Second, the GSI is more of a repetition of the principles of peaceful coexistence that China and other Asian countries subscribed to since the 1955 Bandung Conference. The GSI places greater emphasis on principles does not entail a choice between China and other countries’ security partnerships. Chinese thinking rejects the formation of security blocs, including those with China. What the GSI envisioned is for ASEAN and its member states to treat China’s security as indivisible from the geographical region of East and Southeast Asia. In many ways, such a call is an affirmation of the principles of dialogue and non-interference in domestic affairs — principles that ASEAN often emphasises.
Conclusion
China’s offer of a GSI is neither outlandish nor innovative in the promotion of the word “security” in recent years. The pairing of the GSI with the Global Development Initiative (GDI) tabled in November 2021 does leave the impression of an increased level of proactiveness on the part of Chinese diplomatic agencies. However, less observed is the Chinese emphasis on the GDI in aligning with the UN Sustainable Development Goals. With both GDI and GSI, China places great value in the principles and venues of multilateral institutions, particularly the United Nations.

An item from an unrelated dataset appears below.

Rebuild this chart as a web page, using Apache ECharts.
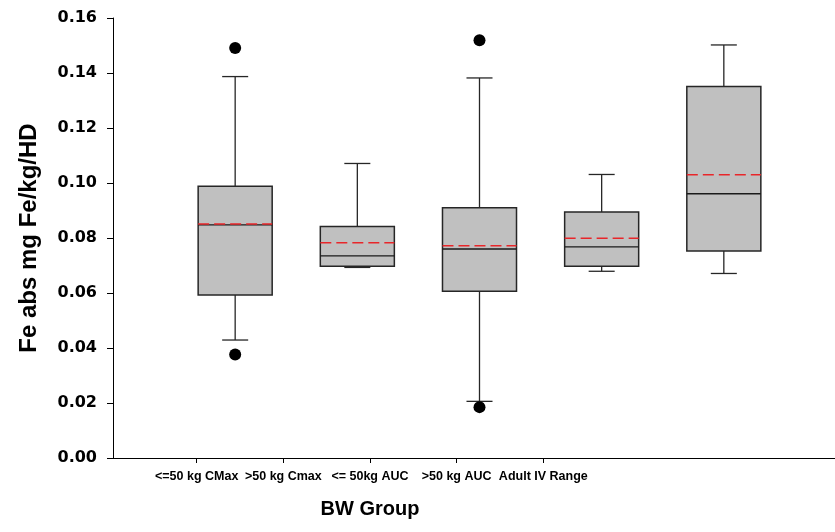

In a nutshell, given Chinese insistence that development is security, its promotion of the GDI/GSI may well turn out to be a continuation of the past. The GSI, very much like the GDI, amounts to an invitation to manage differences in regards to China in the development or security context through open-ended consultations, rather than the formation of security blocs designed to prevail through confrontation or military means.